Re: Exile and return -- was the First Historians
- Dear George - I waish I was in Rome at the SBL meeting! Ah well!! I have no doubts that the chronology works - but how does it work? Is it a chronology based on "historical" events and persons? or as an ideological structure? Either way, the chronology should work. Two years ago, at the SBL meeting in Vienna, I gave a paper in which I argued ALL the chronological information from Josiah (including his regnal term) to Ezra/Nehemiah was one whole system of ideological numbers. Scholars, almost universally, separate the chronological information in Ezra/Nehemiah from that of the last chapters of Kings (usually assigned to Dtr2). In several papers, Sarah Japhet has claimed the 26 regnal years occupied by Ezra/Nehemiah probably had some hsitorical basis because the number 26 is not an ideological number. She is correct - but only because she never looks at the whole system. Necho to the destruction of the temple is 22 years; the Edict of Cyrus to the rebuilt temple is 22 years; and the 26 years of Artaxerxes = total 70 years. You will see the number 70 used repeatedly in this sytem - Necho to Cyrus - 70 years. Temple to temple - 70 years. Jehoiakim rules 11 years, rebels and that leads to a 70 yr exile (according to Jeremiah); Zedekiah rules for 11 years and rebels and that leads to 70 years from temple to temple. In the Babylonian counting system, ther are two signs for 70 - one for 10 and another for 60. When you switch the places of these two sign, then the number for 10 remains that but the sign for 60 now becomes the number one - hence 11. So swtching the places of these sign and you go from 70 to 11 or 11 to 70. Evdently that idea must have been in the mind of the Dtr2 when he wrote. In Ezekiel, Zedekiah was given 12 years and the Babylonian Chronicles also suggest 12 years (unless you are willing to change the traditional date for the destruction of Jerusalem to 587 BCE as many do). The number 12 represents perfection and a later redactor would have little compunction about altering the regnal term for the king who caused the destruction of the first temple. Also, I would argue that the regnal term for Jehoiakim was changed to 11 years to suit the chronological needs - and the regnal term of Josiah was altered from 39 to 31 years. And so on.
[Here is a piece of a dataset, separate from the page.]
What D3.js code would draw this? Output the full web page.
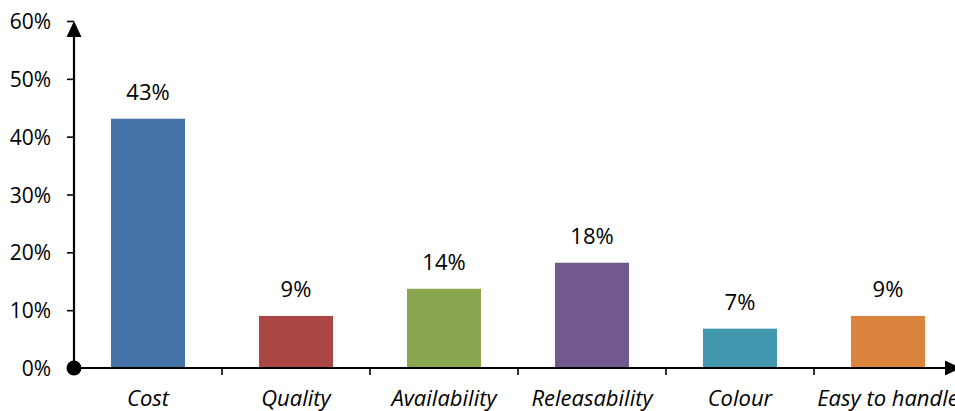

The ideological structure also shows a progression that is more fitting for an "ideal" than reality. The story from Necho is that Judah lost its independence and the dominancne of the torah with Josiah's death and then a long slow progression of 22 years in which there was a loss of the Davidic family as rulers, the loss of the kingdom, the loss of the city, the temple and then exile. Cyrus starts the process in reverse - first the return of the chosen people to the promised land, then the rebuilt temple where Yahweh dwells, then the torah or the law of Yahweh and the foundation of the new community, and then the city of Jerusalem - chosen as the city for his dwelling place by Yahweh. What is still missing from the time of Josiah is "independence" for the kingdom and the return of the house of David as rulers. The story in Ezra/Nehemiah seems to be constructed in a progressive sequence and suggests something more must occur in the future.
I agree that Edelman's argument is not convincing but does the sequence in Ezra/Nehemiah sound convincing as well? A mass migration of people return with the support of the good king Cyrus, and they rebuild the temple first with financial support from the king of Persia and then the city walls? There is absolutely no archaeological or historical evidence that support the claim that anyone returned, so at best only a handful of people returned. How could a handful of people impose their ideology on those living in Jerusalem and Judea already? How would they manage to make the temple in Jerusalem the dominant temple in Judea when the mass of the population would have allegiances to their own established temples and priests? There is absolutely no archaeological or historical evidence to support the claim that the major temple for Yahweh in the kingdom of Judah was in Jerusalem. There is evidence that the ruins of Jerusalem was used by people shortly after its destruction and it is unlikely they would live there without some sort of religious sanctuary - a temple no matter how small it was. The temple in Ezra/Nehemiah is a large public temple sanctioned, supported and financed by the state. This was not a common policy during the time of the Persian empire so why would the Persian kings choose this backwater town?
Not only is the whole story of Ezra/Nehemiah extraordinary and unique in the entire history of mankind, but so are any of the parts. Can you think of another example in history similar to that found in Ezra/Nehemiah? Can you think of another small, rural group of defeated people in history who created so many texts containing such sophisticated theology in so many varieties? I cannot. In order to accept the "Exile/Return" story, you have to assume one unique feature after another to these Judeans - so many in fact they become super-humans.
The chronolgy and sequence of events seem to be ideological constructions and the story is historically unlikely - certainly odd and unique.
- A case of Heineken - who cares? But a case of Guiness and I would purchase a new spade!! Gad!! Frank Clancy
--- In ANEfirstname.lastname@example.org, George F Somsel <gfsomsel@...> wrote:
> In some cases that is indeed unfalsifiable; but, if you are digging where a case of Heineken ought to be according to the text, and you don't find the case of Heineken anywhere close, I suppose that's falsification (or you assume someone got thirsty).